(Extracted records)
■ ■ ■
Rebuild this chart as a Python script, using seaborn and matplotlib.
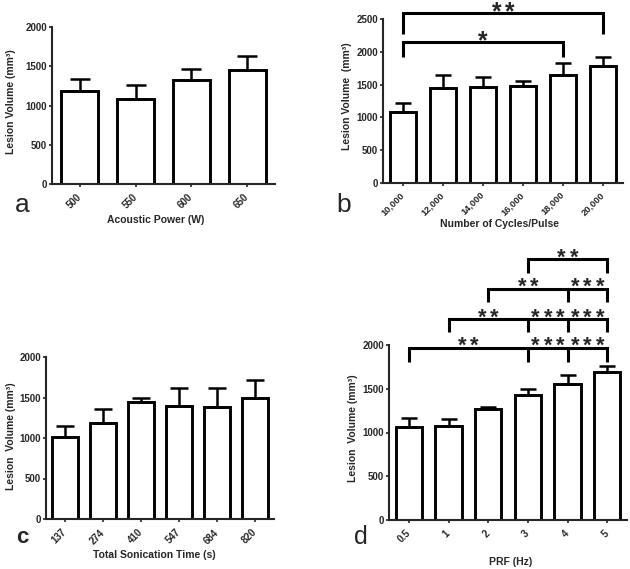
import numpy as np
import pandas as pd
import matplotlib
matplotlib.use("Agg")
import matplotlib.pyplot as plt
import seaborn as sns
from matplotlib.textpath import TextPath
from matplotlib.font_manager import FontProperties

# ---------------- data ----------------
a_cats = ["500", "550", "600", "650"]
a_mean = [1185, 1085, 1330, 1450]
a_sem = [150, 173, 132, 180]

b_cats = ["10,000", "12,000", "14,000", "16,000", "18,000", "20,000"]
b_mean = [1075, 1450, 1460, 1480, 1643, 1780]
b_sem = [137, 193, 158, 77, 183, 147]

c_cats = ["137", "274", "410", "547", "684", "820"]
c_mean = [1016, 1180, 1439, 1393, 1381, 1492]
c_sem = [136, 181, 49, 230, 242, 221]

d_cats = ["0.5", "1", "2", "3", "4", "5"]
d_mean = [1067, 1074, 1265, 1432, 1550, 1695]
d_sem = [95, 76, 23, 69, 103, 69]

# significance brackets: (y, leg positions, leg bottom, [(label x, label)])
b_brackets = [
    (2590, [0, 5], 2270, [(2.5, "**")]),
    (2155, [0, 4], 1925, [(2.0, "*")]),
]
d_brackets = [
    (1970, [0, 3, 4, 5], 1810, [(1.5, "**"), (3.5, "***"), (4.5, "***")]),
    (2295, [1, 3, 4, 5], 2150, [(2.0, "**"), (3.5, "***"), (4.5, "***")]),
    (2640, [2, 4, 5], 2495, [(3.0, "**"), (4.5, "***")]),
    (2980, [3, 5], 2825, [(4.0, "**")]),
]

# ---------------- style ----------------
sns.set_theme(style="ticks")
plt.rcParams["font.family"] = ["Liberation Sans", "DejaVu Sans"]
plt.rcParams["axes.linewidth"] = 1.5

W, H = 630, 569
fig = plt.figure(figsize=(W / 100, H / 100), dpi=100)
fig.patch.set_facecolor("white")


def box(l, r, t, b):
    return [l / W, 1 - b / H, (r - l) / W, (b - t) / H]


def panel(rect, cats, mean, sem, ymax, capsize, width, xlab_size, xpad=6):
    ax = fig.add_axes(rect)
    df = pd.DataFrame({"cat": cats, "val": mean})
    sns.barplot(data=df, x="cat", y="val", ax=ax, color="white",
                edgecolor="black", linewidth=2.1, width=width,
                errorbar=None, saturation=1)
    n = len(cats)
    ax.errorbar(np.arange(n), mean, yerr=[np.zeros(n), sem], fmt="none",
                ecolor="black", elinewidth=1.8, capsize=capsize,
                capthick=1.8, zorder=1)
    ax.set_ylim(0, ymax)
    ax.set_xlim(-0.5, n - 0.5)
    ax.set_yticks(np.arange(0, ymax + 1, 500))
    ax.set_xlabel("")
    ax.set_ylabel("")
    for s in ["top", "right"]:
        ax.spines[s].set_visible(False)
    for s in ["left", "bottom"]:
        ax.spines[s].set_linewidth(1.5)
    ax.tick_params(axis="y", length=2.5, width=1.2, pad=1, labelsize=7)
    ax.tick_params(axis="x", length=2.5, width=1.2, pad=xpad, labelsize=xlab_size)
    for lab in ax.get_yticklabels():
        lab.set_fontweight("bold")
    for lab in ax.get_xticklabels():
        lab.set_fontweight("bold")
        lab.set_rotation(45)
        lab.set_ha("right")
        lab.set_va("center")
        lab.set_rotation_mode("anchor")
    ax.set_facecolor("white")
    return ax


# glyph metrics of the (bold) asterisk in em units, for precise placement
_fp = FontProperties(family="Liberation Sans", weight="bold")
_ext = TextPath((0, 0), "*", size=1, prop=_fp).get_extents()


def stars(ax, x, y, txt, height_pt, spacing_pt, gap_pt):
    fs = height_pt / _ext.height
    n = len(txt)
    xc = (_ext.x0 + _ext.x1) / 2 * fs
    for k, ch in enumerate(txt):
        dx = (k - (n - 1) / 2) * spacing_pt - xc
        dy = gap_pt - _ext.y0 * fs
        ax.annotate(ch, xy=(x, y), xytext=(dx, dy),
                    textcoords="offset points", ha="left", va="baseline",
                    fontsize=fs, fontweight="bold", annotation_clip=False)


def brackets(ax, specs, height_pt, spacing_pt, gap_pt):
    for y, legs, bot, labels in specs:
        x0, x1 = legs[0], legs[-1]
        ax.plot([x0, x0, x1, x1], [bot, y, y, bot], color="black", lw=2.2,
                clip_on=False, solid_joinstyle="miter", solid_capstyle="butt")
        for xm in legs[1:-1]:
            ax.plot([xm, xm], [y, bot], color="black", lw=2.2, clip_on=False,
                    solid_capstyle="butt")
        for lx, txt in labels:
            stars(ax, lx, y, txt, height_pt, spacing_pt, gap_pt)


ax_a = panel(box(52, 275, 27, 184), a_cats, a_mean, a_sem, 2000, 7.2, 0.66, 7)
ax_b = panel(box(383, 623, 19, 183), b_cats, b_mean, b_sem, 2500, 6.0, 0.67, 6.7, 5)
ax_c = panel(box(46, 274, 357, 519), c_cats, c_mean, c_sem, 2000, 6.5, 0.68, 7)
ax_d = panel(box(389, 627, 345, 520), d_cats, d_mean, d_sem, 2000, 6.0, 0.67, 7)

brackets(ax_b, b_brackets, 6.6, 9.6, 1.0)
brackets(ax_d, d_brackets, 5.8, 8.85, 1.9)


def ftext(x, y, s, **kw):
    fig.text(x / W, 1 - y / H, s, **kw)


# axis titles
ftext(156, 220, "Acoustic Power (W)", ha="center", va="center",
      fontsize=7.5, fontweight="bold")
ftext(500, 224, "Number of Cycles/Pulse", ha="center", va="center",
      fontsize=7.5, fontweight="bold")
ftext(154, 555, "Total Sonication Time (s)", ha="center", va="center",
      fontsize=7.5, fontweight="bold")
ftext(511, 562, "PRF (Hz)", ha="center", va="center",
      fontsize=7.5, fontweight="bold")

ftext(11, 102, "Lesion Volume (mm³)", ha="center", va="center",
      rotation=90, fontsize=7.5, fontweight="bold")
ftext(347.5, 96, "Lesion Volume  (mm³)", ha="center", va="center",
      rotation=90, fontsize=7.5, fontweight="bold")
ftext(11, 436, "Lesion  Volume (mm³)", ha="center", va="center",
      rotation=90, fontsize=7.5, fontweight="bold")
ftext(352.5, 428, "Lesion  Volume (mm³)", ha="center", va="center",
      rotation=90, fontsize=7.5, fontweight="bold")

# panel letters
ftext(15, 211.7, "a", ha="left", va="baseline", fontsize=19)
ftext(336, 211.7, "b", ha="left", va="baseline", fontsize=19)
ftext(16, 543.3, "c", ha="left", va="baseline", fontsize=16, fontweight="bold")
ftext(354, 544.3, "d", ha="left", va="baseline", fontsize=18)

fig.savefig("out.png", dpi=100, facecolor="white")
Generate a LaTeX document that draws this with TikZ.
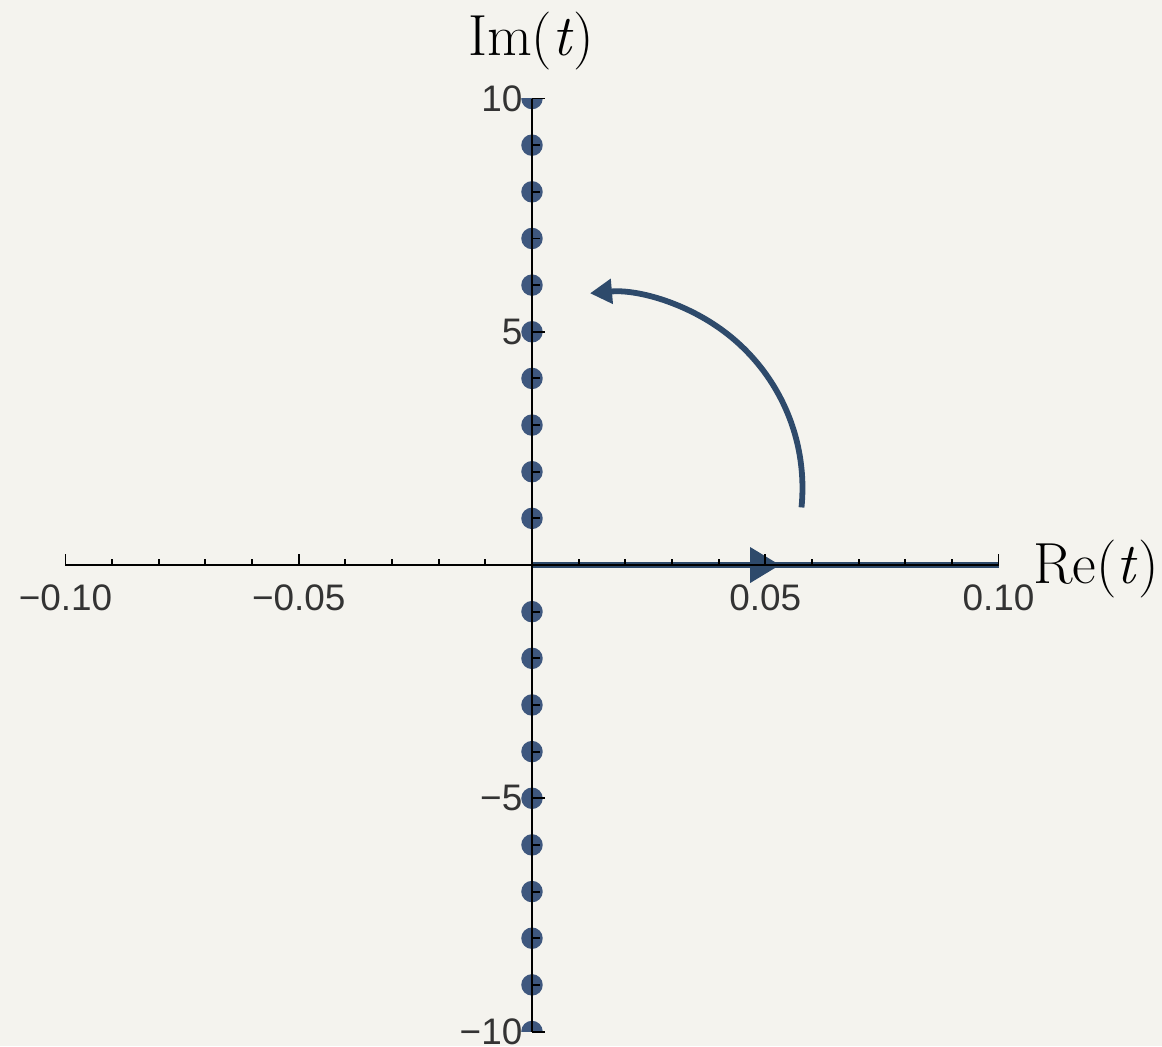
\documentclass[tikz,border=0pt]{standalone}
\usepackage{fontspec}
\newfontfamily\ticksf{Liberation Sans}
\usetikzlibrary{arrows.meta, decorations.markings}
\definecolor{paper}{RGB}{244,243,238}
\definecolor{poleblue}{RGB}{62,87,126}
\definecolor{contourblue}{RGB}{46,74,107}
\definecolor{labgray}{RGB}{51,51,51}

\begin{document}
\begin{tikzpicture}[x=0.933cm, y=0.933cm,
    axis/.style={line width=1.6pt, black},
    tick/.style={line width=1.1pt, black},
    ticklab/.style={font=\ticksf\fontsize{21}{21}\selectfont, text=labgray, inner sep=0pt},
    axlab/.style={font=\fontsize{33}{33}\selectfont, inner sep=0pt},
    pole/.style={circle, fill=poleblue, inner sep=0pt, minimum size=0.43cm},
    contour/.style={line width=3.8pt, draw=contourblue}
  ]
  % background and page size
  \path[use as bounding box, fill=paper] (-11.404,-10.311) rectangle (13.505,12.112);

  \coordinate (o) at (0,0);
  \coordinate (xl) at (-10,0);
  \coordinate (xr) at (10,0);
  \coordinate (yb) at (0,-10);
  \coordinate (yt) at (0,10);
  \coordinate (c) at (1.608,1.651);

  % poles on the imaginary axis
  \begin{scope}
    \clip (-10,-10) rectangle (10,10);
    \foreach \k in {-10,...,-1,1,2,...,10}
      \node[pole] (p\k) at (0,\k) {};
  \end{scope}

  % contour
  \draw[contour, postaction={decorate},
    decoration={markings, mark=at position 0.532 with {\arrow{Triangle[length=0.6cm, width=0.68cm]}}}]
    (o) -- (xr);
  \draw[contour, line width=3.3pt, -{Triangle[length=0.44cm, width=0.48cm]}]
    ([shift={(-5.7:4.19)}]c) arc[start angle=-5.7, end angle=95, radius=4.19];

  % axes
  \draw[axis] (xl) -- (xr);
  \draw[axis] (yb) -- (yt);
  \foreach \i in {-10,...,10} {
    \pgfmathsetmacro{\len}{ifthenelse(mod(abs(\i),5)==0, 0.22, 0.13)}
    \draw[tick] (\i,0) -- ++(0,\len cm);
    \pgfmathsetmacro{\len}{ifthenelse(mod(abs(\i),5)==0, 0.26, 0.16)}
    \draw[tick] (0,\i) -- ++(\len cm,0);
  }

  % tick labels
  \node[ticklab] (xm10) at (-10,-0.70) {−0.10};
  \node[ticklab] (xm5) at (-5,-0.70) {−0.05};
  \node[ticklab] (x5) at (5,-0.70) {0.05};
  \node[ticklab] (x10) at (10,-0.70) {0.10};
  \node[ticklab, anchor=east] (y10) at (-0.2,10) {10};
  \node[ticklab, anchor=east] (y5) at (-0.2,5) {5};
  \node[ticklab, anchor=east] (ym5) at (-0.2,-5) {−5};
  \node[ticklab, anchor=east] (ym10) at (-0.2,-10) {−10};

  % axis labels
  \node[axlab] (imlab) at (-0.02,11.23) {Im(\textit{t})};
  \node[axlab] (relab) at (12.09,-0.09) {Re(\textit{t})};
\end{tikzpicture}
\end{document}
■ ■ ■
• Given instruction
Using the records above, copy each line that contains "with".

• Complete output
Generate a LaTeX document that draws this with TikZ.
    decoration={markings, mark=at position 0.532 with {\arrow{Triangle[length=0.6cm, width=0.68cm]}}}]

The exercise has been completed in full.